The Greater Phoenix retail market is performing well, despite the national trend of retail struggles, according to a report from Colliers International. Overall vacancy of retail space in the metropolitan area was approximately seven percent at the end of the third quarter, which was the 20th consecutive quarter at below ten percent levels.  The metro began the year with negative net absorption, but leasing has improved since the first quarter and is expected to finish the year relatively strong.

Phoenix remains one of the top five U.S. metropolitan areas for job creation.  During the 12-month period ending in August, estimates indicate employers added 57,800 new jobs. 

The combination of new jobs and population growth is adding to the retail consumer population of the city and helping to fuel retail real estate. 

Vacancy of retail real estate in Phoenix has remained steady for the past seven quarters.  The Airport Area and Northwest Phoenix submarkets have been attracting businesses, driving demand for retail space and pushing down vacancy rates.  The Airport Area vacancy declined 70 basis points year-over-year to 3.3 percent while Northwest Phoenix’ vacancy declined 50 basis points to 4.6 percent in the same timeframe. During the past 36 months, the strongest net absorption of retail space was experienced in the East Valley and North Scottsdale.

Net absorption of retail space in the Greater Phoenix retail market fell into negative territory during the first quarter.  Conditions rebounded in the second and third quarters.  Net absorption is expected to reach 500,000+ square feet for 2019. 

Rental rates rose slightly in the third quarter, finishing at $15.40 per square foot, which is up 3.2 percent from a year ago.  Downtown Phoenix, Scottsdale and Northwest Phoenix submarkets seized the highest year-over-year asking rate increases, rising an average of 12 percent.  Since 2015, Greater Phoenix asking rental rates for retail space have increased nearly 15 percent, with much of the growth occurring since 2017.
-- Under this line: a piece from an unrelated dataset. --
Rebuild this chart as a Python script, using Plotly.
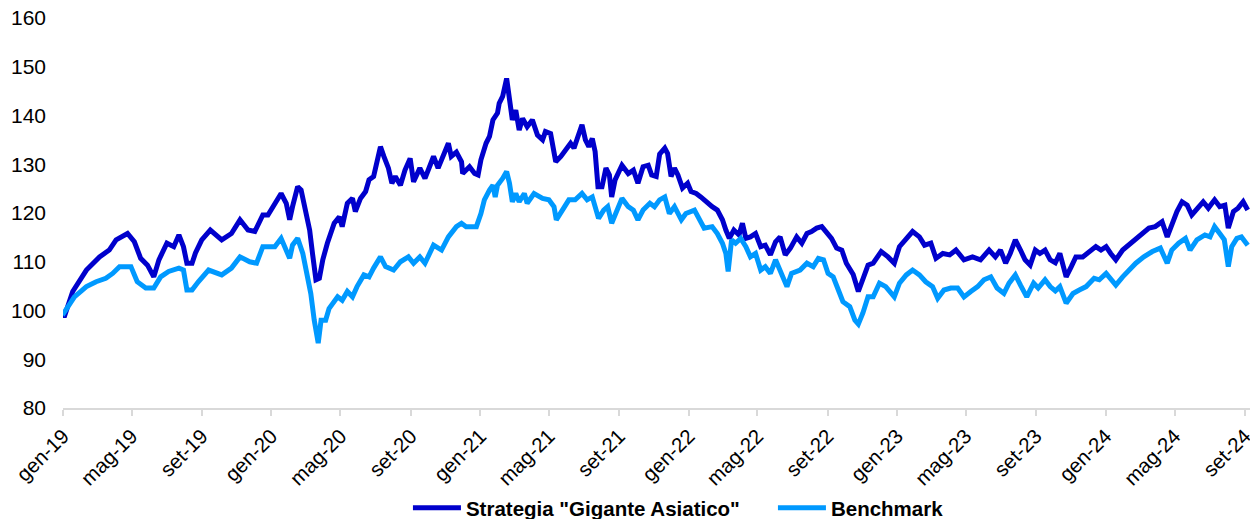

The investment market for retail properties increased in total transaction volume, up 72 percent, to a total of $344 million during third quarter.  First and second quarter transaction volumes were $143 million and $275 million respectively.  The median price per square foot increased 54 percent year-over-year to $182.  Sales of NNN leased retail investments have been increasing as well.  In fact, during 2019, sales volume increased for this product to just under $159 million, which is the highest volume since 2016.  Cap rates have been declining each quarter in 2019, dropping 138 basis points over the year to a current 6.71 percent.  This level is far below the above-eight percent cap rates experienced at the end of last year.  The Federal Reserve’s reversed course motivated a change in direction for cap rates, which should remain stable or decrease further before year-end.

Sustained population and job growth in Greater Phoenix, the healthy local economy and bolstered tourism are helping to fuel a more robust retail outlook.  Expanding retailers are expected to continue thriving as the metro retains its dynamic pace.